Monday, 24 March 2014

KAYAYO,"BEASTS OF BURDEN"

KAYAYO, “BEASTS OF BURDEN”


ARE THEY" HORSES"?

How does it feel to see a girl, who is barely twelve, run after a rickety 207 bus in any city across West Africa? This girl could be your daughter. This girl has a mother. This girl has rights; the right to sound education, free or quality, the right to belong to a home, the right to be protected, the right to sleep and wake under a shelter, the right to enjoy such things as fit for humans to enjoy. But she wakes up from the struggles of the night to face the day with an agony of the dejected soul. She …begins… the day from the darker side of life and ends it even more pathetically. People run after vehicles in our part of the world for various reasons but none is as awful a sight to behold as the marathon of competition the girl does across the disordered streets of our major cities. Before the vehicle could descend on “gear one” the "Kayayo"  runs and some of the time gallops on the rusty wheels of the moving vehicle just to spy whether or not it carries something she could further carry to where the car would not go just for a fee as insignificant as her vision.

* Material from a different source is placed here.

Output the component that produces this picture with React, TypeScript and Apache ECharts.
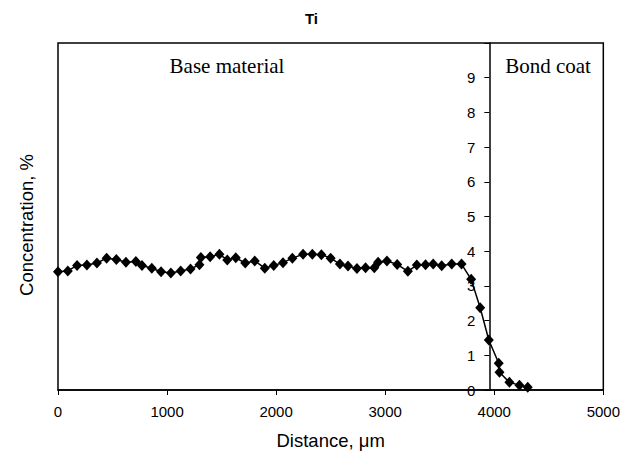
import React, { useEffect, useRef } from "react";
import * as echarts from "echarts";

const distances = [0, 90, 175, 265, 357, 446, 535, 623, 714, 770, 860, 945, 1035, 1125, 1215, 1297, 1310, 1395, 1480, 1552, 1630, 1717, 1804, 1896, 1978, 2063, 2149, 2247, 2332, 2415, 2500, 2585, 2659, 2741, 2820, 2900, 2935, 3016, 3110, 3208, 3290, 3370, 3440, 3518, 3610, 3700, 3788, 3871, 3950, 4041, 4048, 4139, 4231, 4307];
const concentrations = [3.41, 3.43, 3.59, 3.6, 3.66, 3.8, 3.76, 3.68, 3.7, 3.59, 3.51, 3.41, 3.37, 3.43, 3.49, 3.61, 3.82, 3.84, 3.91, 3.75, 3.81, 3.66, 3.72, 3.51, 3.59, 3.67, 3.8, 3.91, 3.91, 3.9, 3.8, 3.63, 3.57, 3.5, 3.52, 3.52, 3.68, 3.72, 3.62, 3.42, 3.6, 3.61, 3.63, 3.58, 3.63, 3.63, 3.19, 2.37, 1.44, 0.77, 0.51, 0.22, 0.14, 0.08];
const interfaceDistance = 3950;
const xTicks = [0, 1000, 2000, 3000, 4000, 5000];
const yTicks = [0, 1, 2, 3, 4, 5, 6, 7, 8, 9];

export default function App() {
  const ref = useRef<HTMLDivElement>(null);
  useEffect(() => {
    if (!ref.current) return;
    const chart = echarts.init(ref.current, undefined, { renderer: "svg" });
    const left = 58, right = 19, top = 43, bottom = 63;
    const plotW = 623 - left - right;
    const axisOffset = -((interfaceDistance - xTicks[0]) / (xTicks[xTicks.length - 1] - xTicks[0])) * plotW;
    chart.setOption({
      animation: false,
      backgroundColor: "#fff",
      title: {
        text: "Ti",
        left: "center",
        top: 6,
        textStyle: { fontFamily: "Liberation Sans, Arial", fontSize: 15, fontWeight: "bold", color: "#000" },
      },
      grid: { left, right, top, bottom, show: true, borderColor: "#000", borderWidth: 1.5, backgroundColor: "#fff" },
      xAxis: {
        type: "value",
        min: 0,
        max: 5000,
        interval: 1000,
        name: "Distance, μm",
        nameLocation: "middle",
        nameGap: 41,
        nameTextStyle: { fontFamily: "Liberation Sans, Arial", fontSize: 18.5, color: "#000" },
        axisLine: { show: true, lineStyle: { color: "#000", width: 1.5 } },
        axisTick: { show: true, length: 5, lineStyle: { color: "#000", width: 1 } },
        axisLabel: {
          fontFamily: "Liberation Sans, Arial",
          fontSize: 15,
          color: "#000",
          margin: 14,
          formatter: (v: number) => (xTicks.includes(v) ? String(v) : ""),
        },
        splitLine: { show: false },
      },
      yAxis: {
        type: "value",
        min: 0,
        max: 10,
        interval: 1,
        position: "left",
        offset: axisOffset,
        axisLine: { show: true, onZero: false, lineStyle: { color: "#000", width: 1.5 } },
        axisTick: { show: true, length: 5, lineStyle: { color: "#000", width: 1 } },
        axisLabel: {
          fontFamily: "Liberation Sans, Arial",
          fontSize: 15,
          color: "#000",
          margin: 14,
          formatter: (v: number) => (yTicks.includes(v) ? String(v) : ""),
        },
        splitLine: { show: false },
      },
      graphic: [
        {
          type: "text",
          x: 227,
          y: 66,
          style: { text: "Base material", font: "21px 'Liberation Serif', 'Times New Roman', serif", fill: "#000", textAlign: "center", textVerticalAlign: "middle" },
        },
        {
          type: "text",
          x: 548,
          y: 66,
          style: { text: "Bond coat", font: "21px 'Liberation Serif', 'Times New Roman', serif", fill: "#000", textAlign: "center", textVerticalAlign: "middle" },
        },
        {
          type: "text",
          x: 26,
          y: 225,
          rotation: Math.PI / 2,
          style: { text: "Concentration, %", font: "18.5px 'Liberation Sans', Arial, sans-serif", fill: "#000", textAlign: "center", textVerticalAlign: "middle" },
        },
      ],
      series: [
        {
          type: "line",
          data: distances.map((d, i) => [d, concentrations[i]]),
          symbol: "diamond",
          symbolSize: [10, 11],
          showSymbol: true,
          itemStyle: { color: "#000" },
          lineStyle: { color: "#000", width: 1.5 },
          z: 3,
        },
      ],
    });
    return () => chart.dispose();
  }, []);
  return <div ref={ref} style={{ width: 623, height: 455, position: "absolute", left: 0, top: 0 }} />;
}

Do you know what struck the soft part of the heart, the society abuse her. I witnessed one incident. The girl carried a load that only a "kayayo" would agree to carry to a lorry station. The owner of the bunch of louver blades, who happens to be a mother (she had a female saddled at her back), offered two cedis. Imagine. She had carried the load over half a mile. She looked up to the woman and asked politely, “Would you let your child, when she reaches my age, do this for a living?” I do not want to talk about what happened. You think about it. WE scorn THEM because of their background; WE fight THEM when they charge us for the work they have done for us; WE cheat THEM even when they deserve better; and WE even beat THEM when we disagree with them. Why do we exploit them? Is it because they have no “life” or because we have no love?



1 comment:

  1. Good work, Priscilla, we must not a abuse them if we are not ready to help them.